Marketers are welcoming the appointment of new Federal Communications Commission chairman Ajit Pai, who took over from Tom Wheeler last week.
The Association of National Advertisers (ANA) and the American Association of Advertising Agencies (4As) expressed hope that Pai will overturn many of the sweeping privacy rules that were enacted by the agency under his predecessor Tom Wheeler, which limited data gathering, use and sharing by internet service providers like Verizon and Comcast.
“The ANA has been particularly concerned about the privacy rules that were approved and is optimistic that he will re-examine those rules,” said Dan Jaffe, group evp of government relations at the ANA. “It is a necessary step for the benefit of both businesses and consumers.”
Another point of discontent has been the net neutrality decision, which codified the idea that all internet traffic should be treated equal. The decision by the former FCC forbade internet service providers from unfairly blocking or slowing web traffic.
“We are in support of reversing the net neutrality rules completely and believe that Pai will approach the issue sensibly,” said Peter Kosmala, svp of government relations at the 4As. “We believe that the broadband privacy rules were a regulatory overreach and also detrimental to the interests of publishers and advertisers since they severely restricted what the ISPs could do with data.”

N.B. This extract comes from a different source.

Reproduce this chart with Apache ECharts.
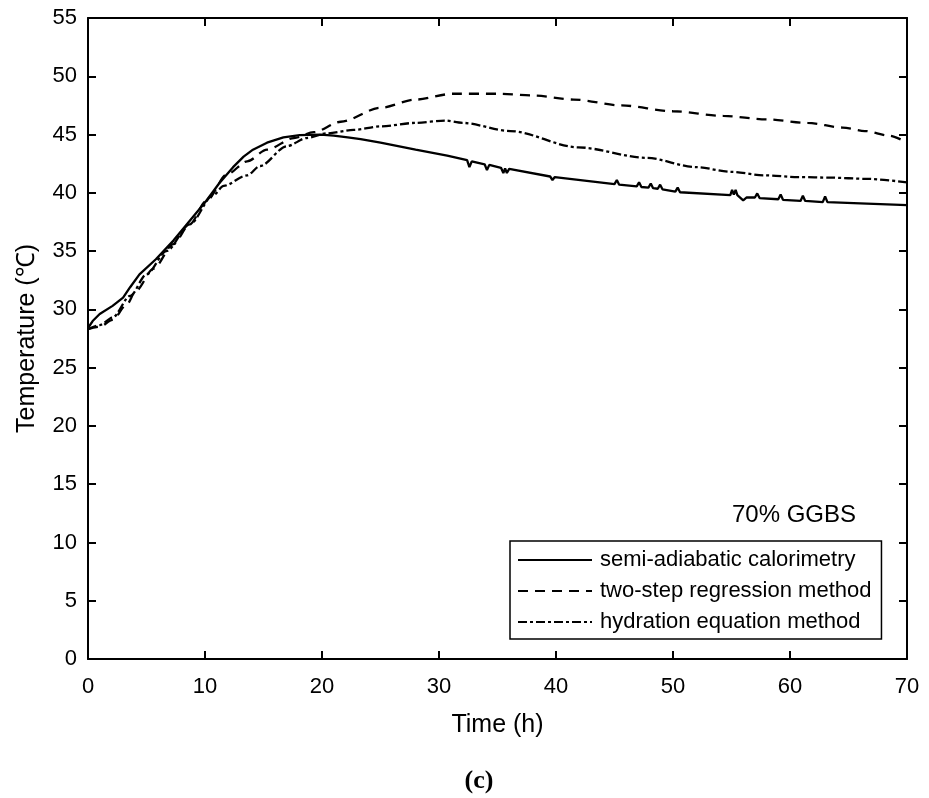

These marketing trade groups have consistently opposed the regulation and, as a case in point, slammed a privacy vote that was passed in October. The vote required that these providers obtain consumers’ consent before sharing and using their web browsing and app history data for ad targeting and marketing. While it most severely impacted internet service providers, it also affected marketers, who rely on consumers’ digital data for ad targeting and building consumer profiles.
Pai, for his part, has denounced the FCC order for reclassifying internet service providers as utilities and is likely to advance business-friendly, free-market policies. This has obvious positives, said Greg March, CEO of Noble People, including that it will reduce the number of players that need to be vetted and streamlined to an ad measurement standard. It will also be an incentive for large media distributors like Verizon and Comcast to invest in innovation, as their profit opportunity increases with deregulation.
But there are several downsides, too. Deregulation will not only reduce competition and give advantages to the larger ISPs but also risk scaring off consumers, who may have privacy concerns.
“As big media distributors force higher prices from content holders like cable channels and Hulu, for example, the smaller ones will have less opportunity grow audience,” March said. “That will limit innovation from the scrappier part of the market — and with less pressure from that side of the market, perhaps the ways media buyers can reach customers might not grow as much.”
It’s also important to not lose sight of consumers, said Rob Griffin, chief innovation officer at Connelly Partners. While the opportunity to use data and target audiences may seem enticing, marketers must exercise restraint.
“Marketers need to take a proactive stance on digital governance and not go chasing the shiny object, or they risk losing consumers,” he said. “They must follow where their ads are running, how many tags are on their sites, use the data right and not come off as creepy in their targeting.”
For Azher Ahmed, evp and director of digital at DDB, Pai’s best path forward is a moderate one.
“It makes sense to adopt a moderate stance, instead of completely backing off from net neutrality,” he said. “Or else, it’ll scare consumers away.”